Because I chose not to resist, I became altogether charmed by this young woman. Having 1,000 advisees, it’s not easy for me to connect names with faces in that sea. I hate this, because relating to people on a personal level is important to me. A few students stand out, and I remember their names, either because they have so many problems that I can’t wait for them to walk the stage at Commencement, or because we connect so strongly that they are unforgettable along with their names. (And truthfully, those who have the most problems often fill a big place in my heart.)

Catherine is one quirky girl whose name I remembered from the second or third appointment. She doesn’t smile a lot, but from her words, you know she is smiling inside. Confidence oozes out her nostrils. Quickness and wit are her allies. She could stand on a stage and soliloquize Shakespeare or write a major paper on Joyce's Ulysses and convince you she interpreted both impeccably. She has no tolerance for silly and boring and will tell you so, in no uncertain terms. Over the years she gave me a litany of the professors who were intolerable for their blandness. She had that rare combination in a young person of high intellectual intelligence and common sense. Sort of Zorba meets Boss. (Or rather, Boss meets Zorba, Boss being the bookish, mind-driven one, and Zorba being the common-sense-gut-instinct-heart-driven one. Have you read Zorba the Greek by Kazantzakis? You should, I'm reading it now, it's brilliant. Thanks, George.)

So this week Catherine came in for her final check as a senior. Were all her ducks lined up all right before her student teaching placement next year? I panicked when I couldn’t find her file in my drawer. We had met a dozen times at least, and no file! Did the secretary accidentally purge it with the old files? All our checklists, my notes, her added minors, later dropped, our entire history, gone, poof! I stood at the drawer and frantically searched out of alpha order. How could this be? I ranted out loud, “I’m miserable, I can’t find your file!” while she sat on the other side of my desk and chippered in her droll yet sympathetic commentary. Finally I gave up and sat down, pulled out a new, blank checklist, and started all over again. What had taken three and a half years to produce with its scratches in three different colors of ink and highlighters was reduced to a clean form with entries made in one sitting. It felt wrong, because I was reducing the academic diary of her undergraduate years to mere facts.

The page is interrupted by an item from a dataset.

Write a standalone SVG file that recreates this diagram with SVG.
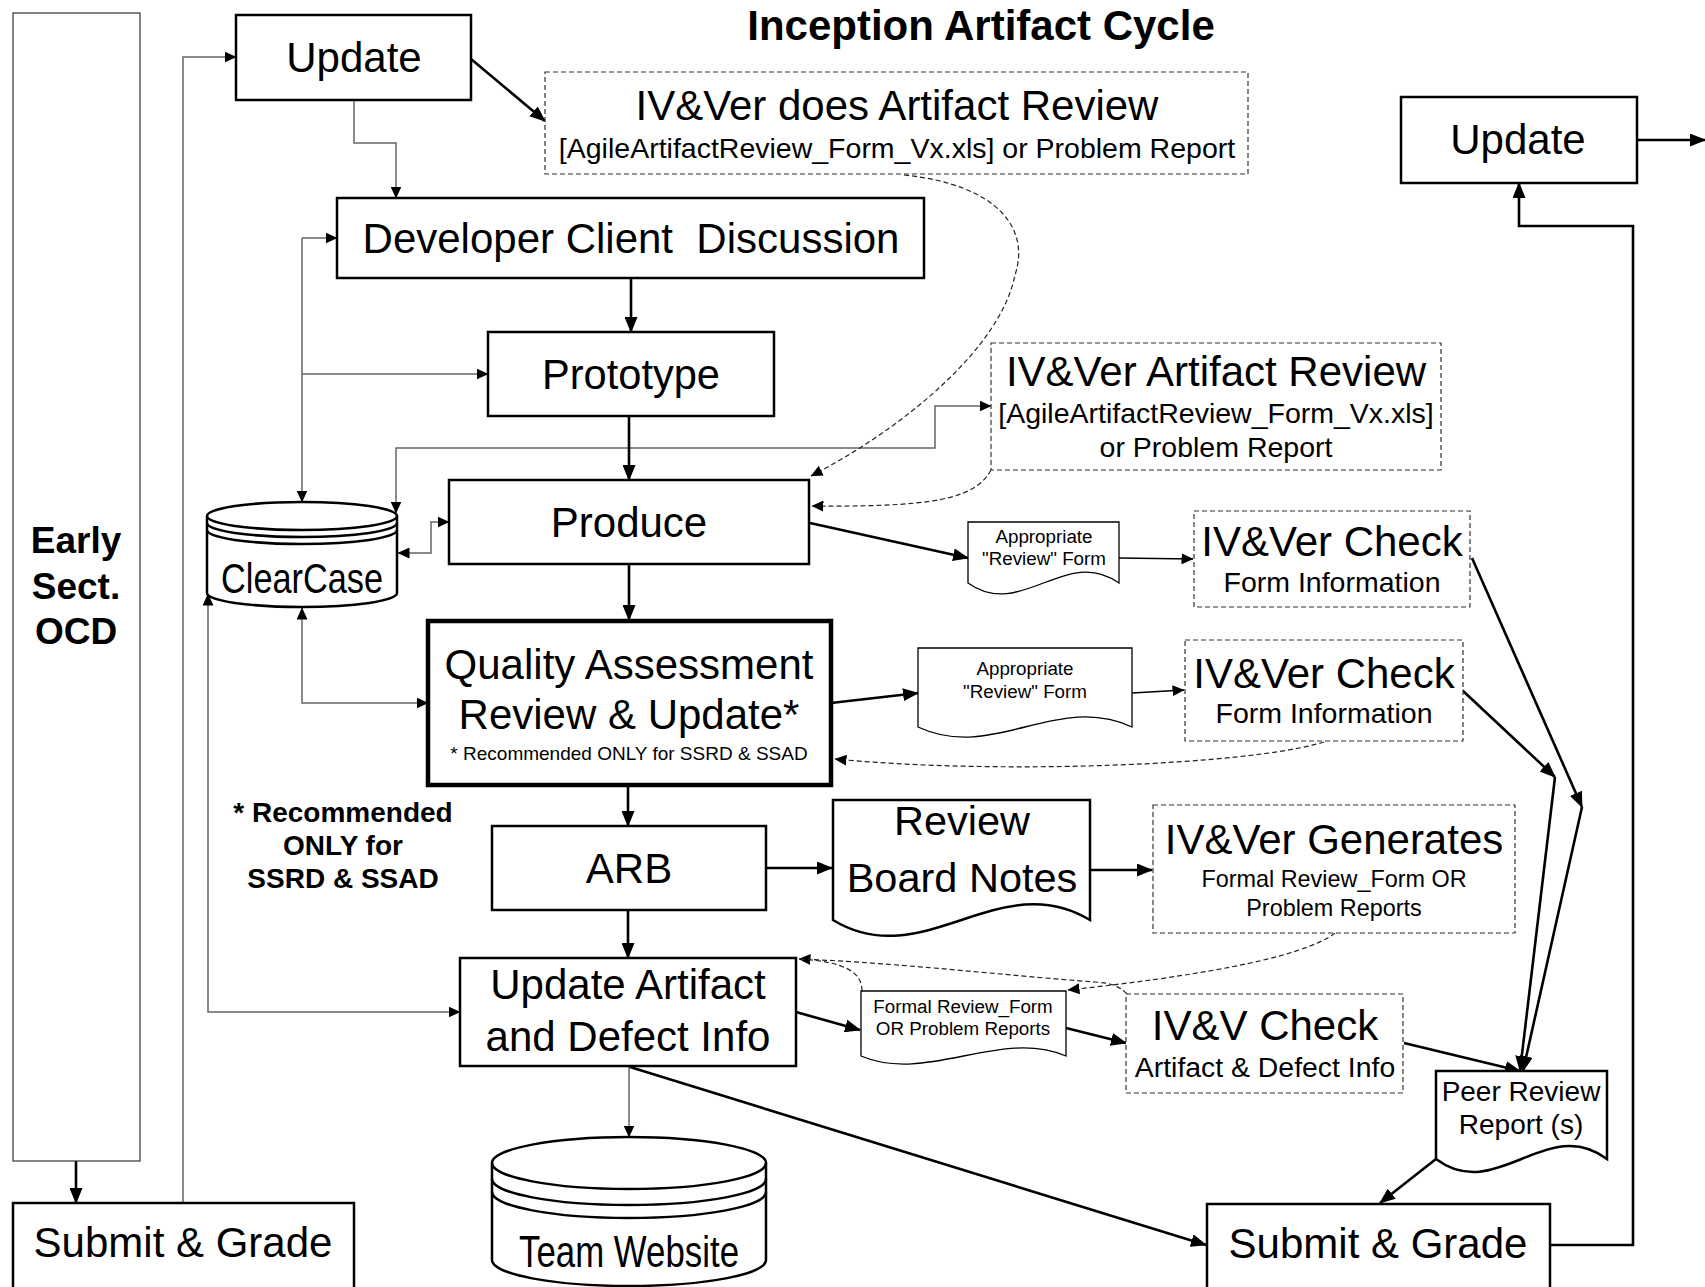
<svg xmlns="http://www.w3.org/2000/svg" width="1705" height="1287" viewBox="0 0 1705 1287">
<style>
text{font-family:"Liberation Sans",Arial,Helvetica,sans-serif;fill:#000;text-anchor:middle}
.b{font-weight:bold}
.box{fill:#fff;stroke:#000;stroke-width:2.5}
.thick{fill:#fff;stroke:#000;stroke-width:4.5}
.thin{fill:#fff;stroke:#333;stroke-width:1.2}
.dbox{fill:#fff;stroke:#333;stroke-width:1.2;stroke-dasharray:5 3}
.doc{fill:#fff;stroke:#000;stroke-width:1.3}
.docb{fill:#fff;stroke:#000;stroke-width:2.5}
.cyl{fill:#fff;stroke:#000;stroke-width:2.5}
.cl{fill:none;stroke:#000;stroke-width:2.5}
.k{fill:none;stroke:#000;stroke-width:2.6;marker-end:url(#ah)}
.kt{fill:none;stroke:#000;stroke-width:1.3;marker-end:url(#as)}
.g{fill:none;stroke:#666;stroke-width:1.5}
.ge{marker-end:url(#as)}
.gb{marker-start:url(#as);marker-end:url(#as)}
.d{fill:none;stroke:#222;stroke-width:1.2;stroke-dasharray:5 3}
.de{marker-end:url(#as)}
</style>
<defs>
<marker id="ah" viewBox="0 0 16 13" refX="15" refY="6.5" markerWidth="16" markerHeight="13" markerUnits="userSpaceOnUse" orient="auto-start-reverse"><path d="M0,0 L16,6.5 L0,13 z" fill="#000"/></marker>
<marker id="as" viewBox="0 0 12 11" refX="11.5" refY="5.5" markerWidth="12" markerHeight="11" markerUnits="userSpaceOnUse" orient="auto-start-reverse"><path d="M0,0 L12,5.5 L0,11 z" fill="#000"/></marker>
</defs>
<rect width="1705" height="1287" fill="#fff"/>

<text class="b" x="981" y="40" font-size="42">Inception Artifact Cycle</text>

<g id="connectors">
<path class="g ge" d="M183,1203 V57 H236"/>
<path class="g ge" d="M354,100 V143 H396 V198"/>
<path class="g ge" d="M302,238 H337"/>
<path class="g ge" d="M302,374 H488"/>
<path class="g ge" d="M302,238 V502"/>
<path class="g gb" d="M396,513 V448 H935 V406 H991"/>
<path class="g gb" d="M398,553 H431 V522 H449"/>
<path class="g gb" d="M302,608 V703 H428"/>
<path class="g gb" d="M208,594 V1012 H460"/>
<path class="g ge" d="M629,1066 V1137"/>
<path class="k" d="M471,59 L545,121"/>
<path class="k" d="M631,278 V332"/>
<path class="k" d="M629,416 V480"/>
<path class="k" d="M629,564 V620"/>
<path class="k" d="M628,786 V826"/>
<path class="k" d="M628,910 V958"/>
<path class="k" d="M810,523 L968,558"/>
<path class="k" d="M831,703 L918,693"/>
<path class="k" d="M766,868 H832"/>
<path class="k" d="M1090,870 H1152"/>
<path class="k" d="M796,1012 L860,1030"/>
<path class="k" d="M1066,1028 L1126,1043"/>
<path class="k" d="M1404,1043 L1520,1071"/>
<path class="k" d="M1472,558 L1582,807"/>
<path class="k" d="M1582,807 L1523,1071"/>
<path class="k" d="M1462,690 L1555,777"/>
<path class="k" d="M1555,777 L1520,1071"/>
<path class="k" d="M1436,1159 L1380,1203"/>
<path class="k" d="M630,1067 L1206,1245"/>
<path class="k" d="M1550,1245 H1633 V226 H1519 V183"/>
<path class="k" d="M1637,140 H1705"/>
<path class="k" d="M76,1161 V1203"/>
<path class="kt" d="M1119,558 L1193,559"/>
<path class="kt" d="M1132,693 L1184,690"/>
<path class="d de" d="M904,175 C1000,185 1030,230 1015,275 C1000,350 900,430 811,476"/>
<path class="d de" d="M991,470 C975,500 930,507 812,506"/>
<path class="d de" d="M1324,742 C1250,765 1000,775 835,759"/>
<path class="d de" d="M1127,994 C1118,985 1110,983 1095,982 C1000,975 900,963 799,959"/>
<path class="d" d="M862,991 C862,972 845,962 800,959"/>
<path class="d de" d="M1335,933 C1300,960 1180,978 1068,990"/>
</g>

<g id="early-sect">
<rect class="thin" x="13" y="13" width="127" height="1148"/>
<text class="b" x="76" y="553" font-size="37">Early</text>
<text class="b" x="76" y="599" font-size="37">Sect.</text>
<text class="b" x="76" y="644" font-size="37">OCD</text>
</g>

<g id="update-top">
<rect class="box" x="236" y="15" width="235" height="85"/>
<text x="354" y="72" font-size="42">Update</text>
</g>

<g id="ivver-does-review">
<rect class="dbox" x="545" y="72" width="703" height="102"/>
<text x="897" y="120" font-size="42">IV&amp;Ver does Artifact Review</text>
<text x="897" y="158" font-size="28.5">[AgileArtifactReview_Form_Vx.xls] or Problem Report</text>
</g>

<g id="developer-client">
<rect class="box" x="337" y="198" width="587" height="80"/>
<text x="631" y="253" font-size="42" xml:space="preserve">Developer Client  Discussion</text>
</g>

<g id="prototype">
<rect class="box" x="488" y="332" width="286" height="84"/>
<text x="631" y="389" font-size="41.6">Prototype</text>
</g>

<g id="ivver-artifact-review">
<rect class="dbox" x="991" y="343" width="450" height="127"/>
<text x="1216" y="386" font-size="42">IV&amp;Ver Artifact Review</text>
<text x="1216" y="423" font-size="28.5">[AgileArtifactReview_Form_Vx.xls]</text>
<text x="1216" y="457" font-size="28.5">or Problem Report</text>
</g>

<g id="produce">
<rect class="box" x="449" y="480" width="360" height="84"/>
<text x="629" y="537" font-size="42">Produce</text>
</g>

<g id="clearcase">
<path class="cyl" d="M207,516 A95,14 0 0 1 397,516 V593 A95,14 0 0 1 207,593 Z"/>
<path class="cl" d="M207,516 A95,14 0 0 0 397,516"/>
<path class="cl" d="M207,523 A95,14 0 0 0 397,523"/>
<path class="cl" d="M207,530 A95,14 0 0 0 397,530"/>
<text x="302" y="593" font-size="42" textLength="162" lengthAdjust="spacingAndGlyphs">ClearCase</text>
</g>

<g id="review-form-1">
<path class="doc" d="M968,522 H1119 V583 C1066,545 1021,621 968,583 Z"/>
<text x="1044" y="543" font-size="18.8">Appropriate</text>
<text x="1044" y="565" font-size="18.8">"Review" Form</text>
</g>

<g id="ivver-check-1">
<rect class="dbox" x="1194" y="511" width="276" height="96"/>
<text x="1332" y="556" font-size="42">IV&amp;Ver Check</text>
<text x="1332" y="592" font-size="28.5">Form Information</text>
</g>

<g id="quality-assessment">
<rect class="thick" x="428" y="621" width="403" height="164"/>
<text x="629" y="679" font-size="42">Quality Assessment</text>
<text x="629" y="729" font-size="42">Review &amp; Update*</text>
<text x="629" y="760" font-size="19">* Recommended ONLY for SSRD &amp; SSAD</text>
</g>

<g id="review-form-2">
<path class="doc" d="M918,648 H1132 V727 C1057,692 993,762 918,727 Z"/>
<text x="1025" y="675" font-size="18.8">Appropriate</text>
<text x="1025" y="698" font-size="18.8">"Review" Form</text>
</g>

<g id="ivver-check-2">
<rect class="dbox" x="1185" y="640" width="278" height="101"/>
<text x="1324" y="688" font-size="42">IV&amp;Ver Check</text>
<text x="1324" y="723" font-size="28.5">Form Information</text>
</g>

<g id="recommended-note">
<text class="b" x="343" y="822" font-size="28">* Recommended</text>
<text class="b" x="343" y="855" font-size="28">ONLY for</text>
<text class="b" x="343" y="888" font-size="28">SSRD &amp; SSAD</text>
</g>

<g id="arb">
<rect class="box" x="492" y="826" width="274" height="84"/>
<text x="629" y="883" font-size="42">ARB</text>
</g>

<g id="review-board-notes">
<path class="docb" d="M833,800 H1090 V920 C1000,865 923,975 833,920 Z"/>
<text x="962" y="835" font-size="41.5">Review</text>
<text x="962" y="892" font-size="41.5">Board Notes</text>
</g>

<g id="ivver-generates">
<rect class="dbox" x="1153" y="805" width="362" height="128"/>
<text x="1334" y="854" font-size="42">IV&amp;Ver Generates</text>
<text x="1334" y="887" font-size="23.4">Formal Review_Form OR</text>
<text x="1334" y="916" font-size="23.4">Problem Reports</text>
</g>

<g id="update-artifact">
<rect class="box" x="460" y="958" width="336" height="108"/>
<text x="628" y="999" font-size="42">Update Artifact</text>
<text x="628" y="1051" font-size="42">and Defect Info</text>
</g>

<g id="formal-review-form">
<path class="doc" d="M861,991 H1066 V1056 C1000,1028 927,1084 861,1056 Z"/>
<text x="963" y="1013" font-size="18.8">Formal Review_Form</text>
<text x="963" y="1035" font-size="18.8">OR Problem Reports</text>
</g>

<g id="ivv-check">
<rect class="dbox" x="1126" y="994" width="277" height="99"/>
<text x="1265" y="1040" font-size="42">IV&amp;V Check</text>
<text x="1265" y="1077" font-size="28.4">Artifact &amp; Defect Info</text>
</g>

<g id="peer-review-report">
<path class="docb" d="M1436,1071 H1607 V1159 C1547,1114 1496,1204 1436,1159 Z"/>
<text x="1521" y="1101" font-size="28">Peer Review</text>
<text x="1521" y="1134" font-size="28">Report (s)</text>
</g>

<g id="team-website">
<path class="cyl" d="M492,1163 A137,26 0 0 1 766,1163 V1260 A137,26 0 0 1 492,1260 Z"/>
<path class="cl" d="M492,1163 A137,26 0 0 0 766,1163"/>
<path class="cl" d="M492,1179 A137,26 0 0 0 766,1179"/>
<path class="cl" d="M492,1192 A137,26 0 0 0 766,1192"/>
<text x="629" y="1267" font-size="44" textLength="220" lengthAdjust="spacingAndGlyphs">Team Website</text>
</g>

<g id="submit-grade-left">
<rect class="box" x="13" y="1203" width="341" height="100"/>
<text x="183" y="1257" font-size="42">Submit &amp; Grade</text>
</g>

<g id="submit-grade-right">
<rect class="box" x="1207" y="1204" width="343" height="100"/>
<text x="1378" y="1258" font-size="42">Submit &amp; Grade</text>
</g>

<g id="update-right">
<rect class="box" x="1401" y="97" width="236" height="86"/>
<text x="1518" y="154" font-size="42">Update</text>
</g>
</svg>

And so, as if that reduction required it, since neither of us could bear to leave it there, we reminisced, we laughed, we remembered all those times I had advised her to not do something because it would be too much, and she had done it anyway and proved me wrong. And there were the times she did change her mind and drop a plan. She wondered aloud, "How did I possibly think I could do all that?" Hahaha, we laughed some more. She told me about her five weeks in Malaysia in the summer, how miserably bad the professor was and how unorganized the trip, but how extraordinary the people were, which made it worthwhile and changed her views on teaching forever. We didn’t want to stop, but it was time to go.

She stood up in all her five foot two inches, picked up her fifty-pound bookish carapace and struggled to get her arms through the straps and settle it into place on her wee back. She stood in front of me, just on the other side of my computer. It was all I could do not to take her up in my arms, backpack and all, and carry her into the next stage of her life. But the thing is, she doesn’t need me to carry her. She's gotten the best kind of education: trial and error, trial and success.

Reluctantly, I told her I’d see her at Commencement in May. With a look of youthful, sentimental intelligence, she left.

Honors students can give you such a pang.